*WORK TO COMPLETE*
In the records below, find the line containing "Convert this chart to Plotly code." and the line containing "import plotly.graph_objects as go". Give again exactly those lines and every line between them, omitting the pictures.

*DATA LINES*
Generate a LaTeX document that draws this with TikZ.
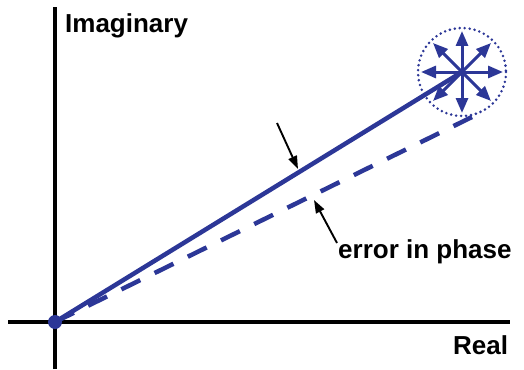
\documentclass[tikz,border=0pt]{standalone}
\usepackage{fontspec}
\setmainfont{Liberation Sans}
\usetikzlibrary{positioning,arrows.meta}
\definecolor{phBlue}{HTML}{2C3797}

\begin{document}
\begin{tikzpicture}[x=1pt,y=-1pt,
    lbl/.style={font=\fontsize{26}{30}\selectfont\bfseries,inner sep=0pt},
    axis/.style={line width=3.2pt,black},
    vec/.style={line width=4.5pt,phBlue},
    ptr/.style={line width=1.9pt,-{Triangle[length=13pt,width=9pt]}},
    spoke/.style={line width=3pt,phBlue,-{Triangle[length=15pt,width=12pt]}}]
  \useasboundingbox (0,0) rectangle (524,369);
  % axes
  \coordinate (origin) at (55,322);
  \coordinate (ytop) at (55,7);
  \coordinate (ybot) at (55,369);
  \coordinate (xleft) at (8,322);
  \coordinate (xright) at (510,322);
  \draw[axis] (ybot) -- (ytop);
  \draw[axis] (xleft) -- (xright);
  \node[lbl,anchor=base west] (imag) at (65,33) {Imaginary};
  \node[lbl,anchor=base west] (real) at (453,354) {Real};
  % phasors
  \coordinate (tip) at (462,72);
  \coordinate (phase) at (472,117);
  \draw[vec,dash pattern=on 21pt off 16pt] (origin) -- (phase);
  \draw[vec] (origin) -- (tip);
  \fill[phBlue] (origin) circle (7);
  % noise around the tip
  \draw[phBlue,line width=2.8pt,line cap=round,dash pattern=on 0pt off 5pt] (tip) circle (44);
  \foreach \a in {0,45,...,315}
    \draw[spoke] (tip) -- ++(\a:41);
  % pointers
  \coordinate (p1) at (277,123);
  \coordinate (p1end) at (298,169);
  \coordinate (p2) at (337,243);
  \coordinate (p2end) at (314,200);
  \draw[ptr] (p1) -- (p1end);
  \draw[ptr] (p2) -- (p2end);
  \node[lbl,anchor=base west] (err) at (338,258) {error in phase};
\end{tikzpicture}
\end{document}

...

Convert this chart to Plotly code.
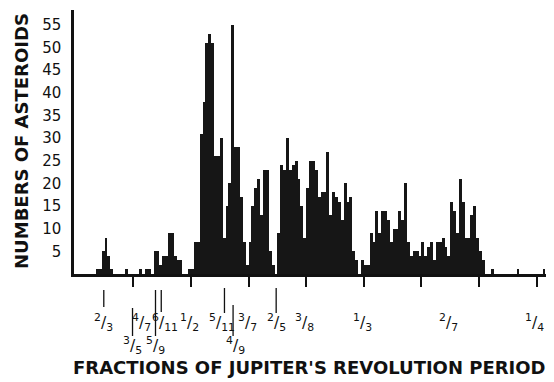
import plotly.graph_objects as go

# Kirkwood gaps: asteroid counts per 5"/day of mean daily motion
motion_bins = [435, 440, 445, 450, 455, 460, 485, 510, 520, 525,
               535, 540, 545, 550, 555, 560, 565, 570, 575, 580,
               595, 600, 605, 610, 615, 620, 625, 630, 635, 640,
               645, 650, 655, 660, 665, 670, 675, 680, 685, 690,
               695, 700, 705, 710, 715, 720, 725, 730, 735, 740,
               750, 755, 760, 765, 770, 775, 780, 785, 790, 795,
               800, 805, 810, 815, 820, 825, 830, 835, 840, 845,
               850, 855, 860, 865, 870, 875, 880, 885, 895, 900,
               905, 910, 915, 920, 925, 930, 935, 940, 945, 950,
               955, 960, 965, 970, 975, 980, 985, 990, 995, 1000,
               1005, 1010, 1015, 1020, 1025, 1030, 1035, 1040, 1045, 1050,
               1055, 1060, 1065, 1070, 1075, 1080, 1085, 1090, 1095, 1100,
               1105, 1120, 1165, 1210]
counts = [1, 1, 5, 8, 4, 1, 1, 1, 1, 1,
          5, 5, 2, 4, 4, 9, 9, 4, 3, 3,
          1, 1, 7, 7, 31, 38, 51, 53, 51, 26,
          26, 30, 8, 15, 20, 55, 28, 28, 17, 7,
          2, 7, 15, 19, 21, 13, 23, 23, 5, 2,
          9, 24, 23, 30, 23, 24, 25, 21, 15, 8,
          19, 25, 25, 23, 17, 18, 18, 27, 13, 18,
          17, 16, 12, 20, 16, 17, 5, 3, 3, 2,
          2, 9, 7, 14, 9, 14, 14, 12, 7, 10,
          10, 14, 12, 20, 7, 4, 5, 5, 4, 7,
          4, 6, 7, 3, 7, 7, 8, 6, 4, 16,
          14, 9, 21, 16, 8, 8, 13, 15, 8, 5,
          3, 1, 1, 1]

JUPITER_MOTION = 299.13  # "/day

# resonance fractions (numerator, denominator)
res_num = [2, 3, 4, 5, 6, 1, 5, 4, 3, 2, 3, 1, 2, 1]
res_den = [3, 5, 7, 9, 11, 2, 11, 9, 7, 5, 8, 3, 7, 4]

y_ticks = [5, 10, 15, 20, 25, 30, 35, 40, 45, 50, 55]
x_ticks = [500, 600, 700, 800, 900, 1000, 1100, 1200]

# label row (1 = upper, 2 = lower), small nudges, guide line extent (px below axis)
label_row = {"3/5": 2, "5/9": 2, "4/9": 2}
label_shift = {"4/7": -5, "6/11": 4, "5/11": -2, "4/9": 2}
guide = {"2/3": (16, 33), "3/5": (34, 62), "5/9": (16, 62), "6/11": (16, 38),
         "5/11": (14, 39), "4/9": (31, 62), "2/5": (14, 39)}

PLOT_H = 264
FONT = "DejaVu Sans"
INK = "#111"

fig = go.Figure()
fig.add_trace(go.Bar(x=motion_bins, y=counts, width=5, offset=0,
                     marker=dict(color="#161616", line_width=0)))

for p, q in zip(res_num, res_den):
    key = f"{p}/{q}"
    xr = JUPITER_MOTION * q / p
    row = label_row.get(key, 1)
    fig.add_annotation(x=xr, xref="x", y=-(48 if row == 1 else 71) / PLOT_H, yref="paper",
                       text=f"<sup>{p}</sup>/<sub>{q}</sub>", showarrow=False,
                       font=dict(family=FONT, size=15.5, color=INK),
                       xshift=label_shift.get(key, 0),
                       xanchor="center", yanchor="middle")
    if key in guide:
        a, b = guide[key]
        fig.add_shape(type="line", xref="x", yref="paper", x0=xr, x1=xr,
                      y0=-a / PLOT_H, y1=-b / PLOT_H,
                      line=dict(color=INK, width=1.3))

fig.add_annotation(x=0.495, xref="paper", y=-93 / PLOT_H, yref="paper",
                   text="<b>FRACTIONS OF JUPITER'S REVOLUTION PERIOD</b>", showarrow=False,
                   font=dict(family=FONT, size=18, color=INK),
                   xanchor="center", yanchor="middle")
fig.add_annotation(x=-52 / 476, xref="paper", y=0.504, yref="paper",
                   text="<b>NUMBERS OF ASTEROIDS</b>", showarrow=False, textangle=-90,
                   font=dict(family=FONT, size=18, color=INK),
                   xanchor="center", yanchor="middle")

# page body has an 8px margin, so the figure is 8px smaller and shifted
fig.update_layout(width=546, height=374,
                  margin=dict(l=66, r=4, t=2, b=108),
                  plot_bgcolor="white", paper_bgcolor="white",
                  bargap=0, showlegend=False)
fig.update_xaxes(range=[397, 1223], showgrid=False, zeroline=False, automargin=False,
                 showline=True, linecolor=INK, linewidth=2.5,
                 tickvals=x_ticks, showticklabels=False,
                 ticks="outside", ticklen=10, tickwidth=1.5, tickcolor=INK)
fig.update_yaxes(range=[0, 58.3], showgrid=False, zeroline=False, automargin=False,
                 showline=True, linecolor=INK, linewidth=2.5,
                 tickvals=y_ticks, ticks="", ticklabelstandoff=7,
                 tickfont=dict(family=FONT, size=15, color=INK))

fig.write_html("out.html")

--

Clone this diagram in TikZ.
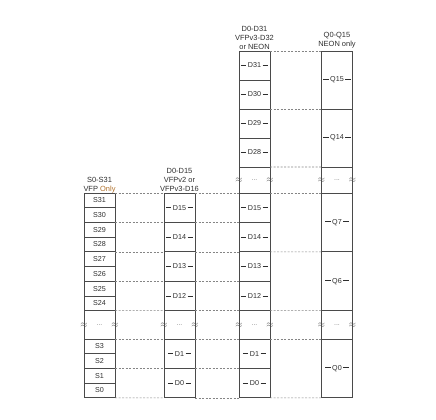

*ANSWER BELOW*
Convert this chart to Plotly code.
import plotly.graph_objects as go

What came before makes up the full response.